Frequently asked questions

What are the earliest signs a sales comp plan is broken?

The earliest signs are behavioral, not financial: shrinking deal size alongside rising deal count, contract terms shifting in the customer's favor, deals clustering right before the commission period ends, and quota attainment bunching tightly around 100 to 110 percent instead of spreading naturally.

How long does it take for a broken comp plan to show up in normal metrics?

Typically eight to twelve weeks. Quota attainment and turnover are measured after the fact, so a plan can be actively gamed for a full quarter before the lagging numbers move enough to get noticed.

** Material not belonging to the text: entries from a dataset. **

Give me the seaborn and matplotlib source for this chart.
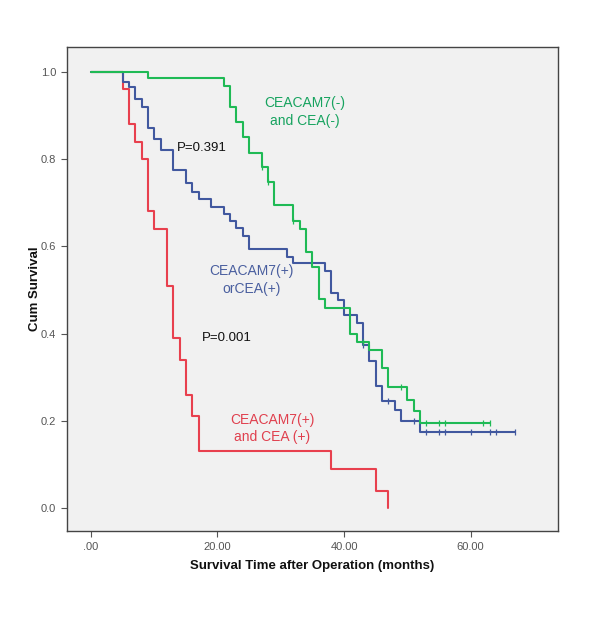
import numpy as np
import pandas as pd
import matplotlib
matplotlib.use("Agg")
import matplotlib.pyplot as plt
import seaborn as sns

# Kaplan-Meier step values (months, cumulative survival)
red_t = [0, 5, 6, 7, 8, 9, 10, 12, 13, 14, 15, 16, 17, 38, 45, 47]
red_s = [1.0, 0.96, 0.88, 0.84, 0.80, 0.68, 0.64, 0.51, 0.39, 0.34, 0.26, 0.21, 0.13, 0.09, 0.04, 0.0]

blue_t = [0, 5, 6, 7, 8, 9, 10, 11, 13, 15, 16, 17, 19, 21, 22, 23, 24, 25, 31, 32,
          37, 38, 39, 40, 42, 43, 44, 45, 46, 48, 49, 52, 67]
blue_s = [1.0, 0.977, 0.965, 0.938, 0.92, 0.872, 0.845, 0.822, 0.775, 0.745, 0.725, 0.708,
          0.691, 0.674, 0.658, 0.641, 0.624, 0.593, 0.576, 0.561, 0.544, 0.494, 0.477, 0.443,
          0.425, 0.374, 0.336, 0.28, 0.246, 0.225, 0.2, 0.175, 0.175]
blue_cens = [43, 47, 51, 53, 55, 56, 60, 63, 64, 67]

green_t = [0, 9, 21, 22, 23, 24, 25, 27, 28, 29, 32, 33, 34, 35, 36, 37, 41, 42, 44, 46,
           47, 50, 51, 52, 63]
green_s = [1.0, 0.985, 0.968, 0.92, 0.884, 0.85, 0.815, 0.783, 0.747, 0.695, 0.659, 0.639,
           0.586, 0.552, 0.479, 0.458, 0.4, 0.381, 0.362, 0.32, 0.277, 0.248, 0.222, 0.195, 0.195]
green_cens = [27, 28, 32, 43, 49, 53, 55, 56, 62, 63]

x_ticks = [0, 20, 40, 60]
x_ticklabels = [".00", "20.00", "40.00", "60.00"]
y_ticks = [0.0, 0.2, 0.4, 0.6, 0.8, 1.0]

RED = "#e8404e"
BLUE = "#41589f"
GREEN = "#1fba55"

sns.set_style("ticks")
plt.rcParams["font.family"] = ["Liberation Sans", "DejaVu Sans"]

fig = plt.figure(figsize=(6, 6.19), dpi=100)
ax = fig.add_axes([0.111, 0.142, 0.819, 0.782])
ax.set_facecolor("#f1f1f1")


def step_at(times, surv, pts):
    idx = np.searchsorted(times, pts, side="right") - 1
    return np.asarray(surv)[idx]


for t, s, c in [(red_t, red_s, RED), (blue_t, blue_s, BLUE), (green_t, green_s, GREEN)]:
    df = pd.DataFrame({"time": t, "surv": s})
    sns.lineplot(data=df, x="time", y="surv", ax=ax, color=c, lw=1.5,
                 drawstyle="steps-post", estimator=None, sort=False)

for t, s, cens, c in [(blue_t, blue_s, blue_cens, BLUE), (green_t, green_s, green_cens, GREEN)]:
    cdf = pd.DataFrame({"time": cens, "surv": step_at(t, s, cens)})
    sns.scatterplot(data=cdf, x="time", y="surv", ax=ax, marker="|", s=22,
                    color=c, linewidth=0.9, zorder=3)

lab = dict(fontsize=10, ha="center", va="center", linespacing=1.3)
ax.text(33.8, 0.908, "CEACAM7(-)\nand CEA(-)", color="#17a35f", **lab)
ax.text(13.6, 0.826, "P=0.391", color="#111111", fontsize=9.5, ha="left", va="center")
ax.text(25.4, 0.523, "CEACAM7(+)\norCEA(+)", color="#4a5f9f", **lab)
ax.text(17.5, 0.39, "P=0.001", color="#111111", fontsize=9.5, ha="left", va="center")
ax.text(28.7, 0.182, "CEACAM7(+)\nand CEA (+)", color="#e0404e", **lab)

ax.set_xlim(-3.84, 73.8)
ax.set_ylim(-0.053, 1.057)
ax.set_xticks(x_ticks)
ax.set_xticklabels(x_ticklabels)
ax.set_yticks(y_ticks)
ax.set_yticklabels([f"{v:.1f}" for v in y_ticks])
ax.tick_params(axis="both", colors="#555555", labelsize=8, length=4, width=0.8,
               labelcolor="#555555")
for side in ["top", "right", "left", "bottom"]:
    ax.spines[side].set_visible(True)
    ax.spines[side].set_color("#444444")
    ax.spines[side].set_linewidth(1.0)

ax.set_xlabel("Survival Time after Operation (months)", fontsize=9.5, fontweight="bold",
              color="#111111", labelpad=6)
ax.set_ylabel("Cum Survival", fontsize=9.5, fontweight="bold", color="#111111", labelpad=0)

fig.savefig("out.png", dpi=100, facecolor="white")
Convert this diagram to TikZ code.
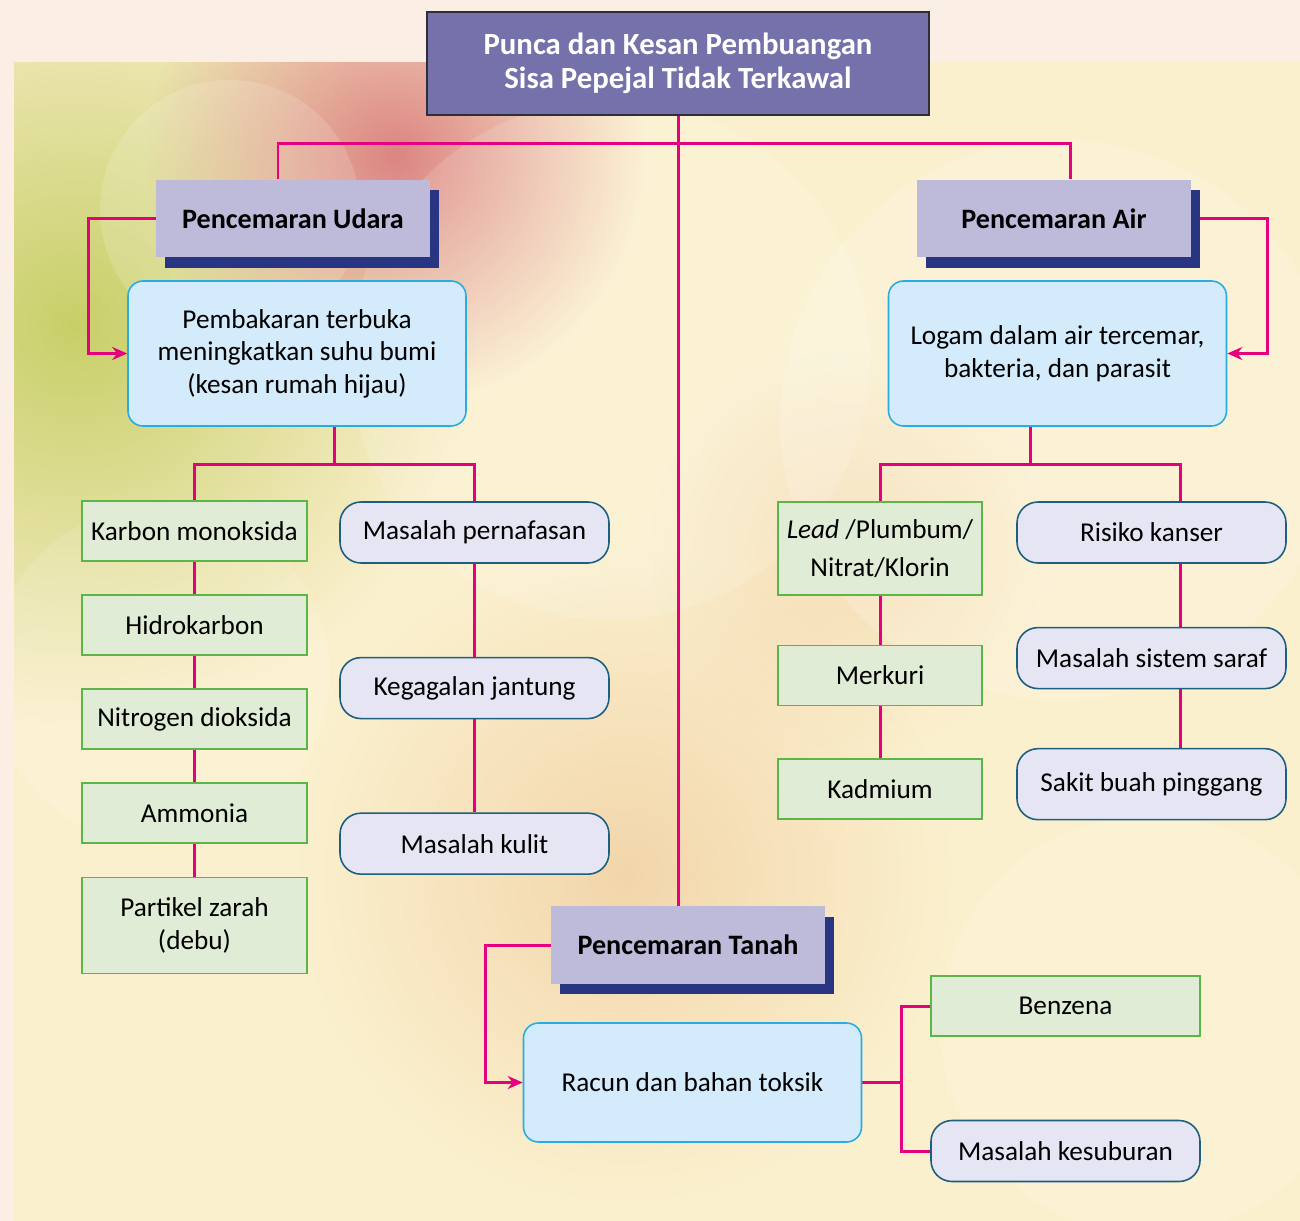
\documentclass[tikz,border=0pt]{standalone}
\usepackage{fontspec}
\setmainfont{Carlito}
\usetikzlibrary{arrows.meta, positioning, calc, shadows, backgrounds, fadings}
\definecolor{pageBg}{HTML}{FBEEE4}
\definecolor{panelBg}{HTML}{FBF0CE}
\definecolor{leafTint}{HTML}{C8CF68}
\definecolor{roseTint}{HTML}{DC8582}
\definecolor{sandTint}{HTML}{EFCB9C}
\definecolor{titleBg}{HTML}{7471AB}
\definecolor{titleBorder}{HTML}{2E2E3A}
\definecolor{headBg}{HTML}{BEBAD9}
\definecolor{headShade}{HTML}{283582}
\definecolor{causeBg}{HTML}{D3EBFA}
\definecolor{causeBorder}{HTML}{2AACE2}
\definecolor{agentBg}{HTML}{E1ECD6}
\definecolor{agentBorder}{HTML}{5BB548}
\definecolor{effectBg}{HTML}{E6E5F4}
\definecolor{effectBorder}{HTML}{1D5F7F}
\definecolor{linkColor}{HTML}{E5007E}

\tikzfading[name=softspot, inner color=transparent!0, outer color=transparent!100]
\pgfdeclarelayer{links}
\pgfsetlayers{background,links,main}

\begin{document}
\begin{tikzpicture}[
    font=\fontsize{15.5}{18.5}\selectfont,
    titlebox/.style={
        draw=titleBorder, line width=1.2pt, fill=titleBg, text=white,
        font=\fontsize{17.5}{19.5}\selectfont\bfseries, align=center,
        minimum width=10.04cm, minimum height=2.06cm
    },
    headbox/.style={
        fill=headBg, font=\fontsize{16}{19}\selectfont\bfseries,
        minimum width=5.48cm, minimum height=1.55cm,
        drop shadow={shadow xshift=0.18cm, shadow yshift=-0.21cm,
                     fill=headShade, opacity=1}
    },
    causebox/.style={
        draw=causeBorder, fill=causeBg, line width=0.9pt,
        rounded corners=0.3cm, align=center,
        minimum width=6.76cm, minimum height=2.9cm
    },
    agentbox/.style={
        draw=agentBorder, fill=agentBg, line width=0.9pt,
        align=center, inner sep=2pt,
        minimum width=4.5cm, minimum height=1.2cm
    },
    effectbox/.style={
        draw=effectBorder, fill=effectBg, line width=0.9pt,
        rounded corners=0.42cm, align=center,
        minimum width=5.38cm, minimum height=1.22cm
    },
    link/.style={linkColor, line width=1.7pt},
    looplink/.style={link, -{Stealth[length=0.3cm, width=0.26cm]}},
]
\useasboundingbox (0,0) rectangle (26,-24.42);

% ============================================================
%  BACKDROP
% ============================================================
\begin{scope}[on background layer]
    \fill[pageBg] (0,0) rectangle (26,-24.42);
    \begin{scope}
        \clip (0.28,-1.24) rectangle (26,-24.42);
        \fill[panelBg] (0.28,-1.24) rectangle (26,-24.42);
        \fill[leafTint, path fading=softspot] (1.5,-6.5) circle (8);
        \fill[roseTint, path fading=softspot] (7.9,-3.1) circle (5);
        \fill[sandTint, opacity=0.7, path fading=softspot] (12.5,-17.5) circle (6.5);
        \fill[sandTint, opacity=0.5, path fading=softspot] (17,-11) circle (4);
        % soft light discs
        \fill[white, opacity=0.15] (4.6,-4.2) circle (2.6);
        \fill[white, opacity=0.14] (12.2,-7.2) circle (5.2);
        \fill[white, opacity=0.18] (21.2,-8.4) circle (5.6);
        \fill[white, opacity=0.12] (3.2,-13.5) circle (3.4);
        \fill[white, opacity=0.12] (23,-20.5) circle (4.2);
    \end{scope}
\end{scope}

% ============================================================
%  TITLE AND THE THREE KINDS OF POLLUTION
% ============================================================
\node[titlebox] (title) at (13.56,-1.27)
    {Punca dan Kesan Pembuangan\\Sisa Pepejal Tidak Terkawal};

\node[headbox] (udara) at (5.86,-4.37) {Pencemaran Udara};
\node[headbox] (air)   at (21.08,-4.37) {Pencemaran Air};
\node[headbox] (tanah) at (13.76,-18.9) {Pencemaran Tanah};

% ============================================================
%  AIR POLLUTION
% ============================================================
\node[causebox] (ublue) at (5.94,-7.07)
    {Pembakaran terbuka\\meningkatkan suhu bumi\\(kesan rumah hijau)};

\node[agentbox] (karbon) at (3.89,-10.62) {Karbon monoksida};
\node[agentbox, below=0.65cm of karbon] (hidro) {Hidrokarbon};
\node[agentbox, below=0.65cm of hidro] (nitro) {Nitrogen dioksida};
\node[agentbox, below=0.65cm of nitro] (ammonia) {Ammonia};
\node[agentbox, below=0.65cm of ammonia, minimum height=1.92cm] (partikel)
    {Partikel zarah\\(debu)};

\node[effectbox] (nafas) at (9.49,-10.65) {Masalah pernafasan};
\node[effectbox, below=1.86cm of nafas] (jantung) {Kegagalan jantung};
\node[effectbox, below=1.86cm of jantung] (kulit) {Masalah kulit};

% ============================================================
%  WATER POLLUTION
% ============================================================
\node[causebox] (ablue) at (21.15,-7.07)
    {Logam dalam air tercemar,\\bakteria, dan parasit};

\node[agentbox, minimum width=4.08cm, minimum height=1.86cm] (lead)
    at (17.6,-10.97) {\textit{Lead} /Plumbum/\\[3pt]Nitrat/Klorin};
\node[agentbox, minimum width=4.08cm, below=0.98cm of lead] (merkuri) {Merkuri};
\node[agentbox, minimum width=4.08cm, below=1.04cm of merkuri] (kadmium) {Kadmium};

\node[effectbox] (risiko) at (23.03,-10.65) {Risiko kanser};
\node[effectbox, below=1.26cm of risiko] (saraf) {Masalah sistem saraf};
\node[effectbox, below=1.17cm of saraf, minimum height=1.42cm] (pinggang)
    {Sakit buah pinggang};

% ============================================================
%  LAND POLLUTION
% ============================================================
\node[causebox, minimum height=2.38cm] (tblue) at (13.85,-21.65)
    {Racun dan bahan toksik};

\node[agentbox, minimum width=5.38cm] (benzena) at (21.31,-20.12) {Benzena};
\node[effectbox] (subur) at (21.31,-23.02) {Masalah kesuburan};

% ============================================================
%  CONNECTORS
% ============================================================
\begin{pgfonlayer}{links}
    % trunk and top bar
    \coordinate (topbar) at ($(title.south)+(0,-0.54)$);
    \draw[link] (title.south) -- (title.south |- tanah.north);
    \draw[link] ([xshift=-0.3cm]udara.north) |- (topbar)
        -| ([xshift=0.32cm]air.north);

    % loops into the cause boxes
    \draw[looplink] (udara.west) -- ++(-1.34,0) |- (ublue.west);
    \draw[looplink] (air.east) -- ++(1.52,0) |- (ablue.east);
    \draw[looplink] (tanah.west) -- ++(-1.3,0) |- (tblue.west);

    % air branches
    \coordinate (ufork) at ($(karbon.north)!0.5!(nafas.north)+(0,0.72)$);
    \draw[link] (ufork |- ublue.south) -- (ufork);
    \draw[link] (karbon.north) |- (ufork) -| (nafas.north);
    \draw[link] (karbon) -- (hidro) -- (nitro) -- (ammonia) -- (partikel);
    \draw[link] (nafas) -- (jantung) -- (kulit);

    % water branches
    \coordinate (rline) at ([xshift=0.57cm]risiko.north);
    \coordinate (afork) at ($(lead.north)!0.5!(rline)+(0,0.74)$);
    \draw[link] (afork |- ablue.south) -- (afork);
    \draw[link] (lead.north) |- (afork) -| (rline);
    \draw[link] (lead) -- (merkuri) -- (kadmium);
    \draw[link] ([xshift=0.57cm]risiko.south) -- ([xshift=0.57cm]saraf.north);
    \draw[link] ([xshift=0.57cm]saraf.south) -- ([xshift=0.57cm]pinggang.north);

    % land branches
    \draw[link] (tblue.east) -- ++(0.78,0) coordinate (tfork);
    \draw[link] (benzena.west) -| (tfork) |- (subur.west);
\end{pgfonlayer}

\end{tikzpicture}
\end{document}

Do I need new software to catch these signals?

No. A CRM export and a spreadsheet are enough to plot deal size, discount rate, and close timing against the commission period. The pattern is visible without any dedicated compensation tooling.

Should I redesign the whole comp plan if I see one of these signs?

Usually not. Most gaming patterns trace back to one mechanism, often the payout trigger or the accelerator threshold. Fixing that single lever is faster, less disruptive, and easier for reps to trust than a full redesign.

Is quota clustering always a bad sign?

A small cluster around 100 percent is normal. What to watch for is a tight cluster with almost nobody above 120 or below 90, especially if it appeared suddenly after a plan change. That shape usually means reps are timing revenue rather than closing what's actually ready.

A comp plan is a piece of infrastructure, not a one-time decision. Check it the way you'd check any other system that quietly breaks before it loudly fails.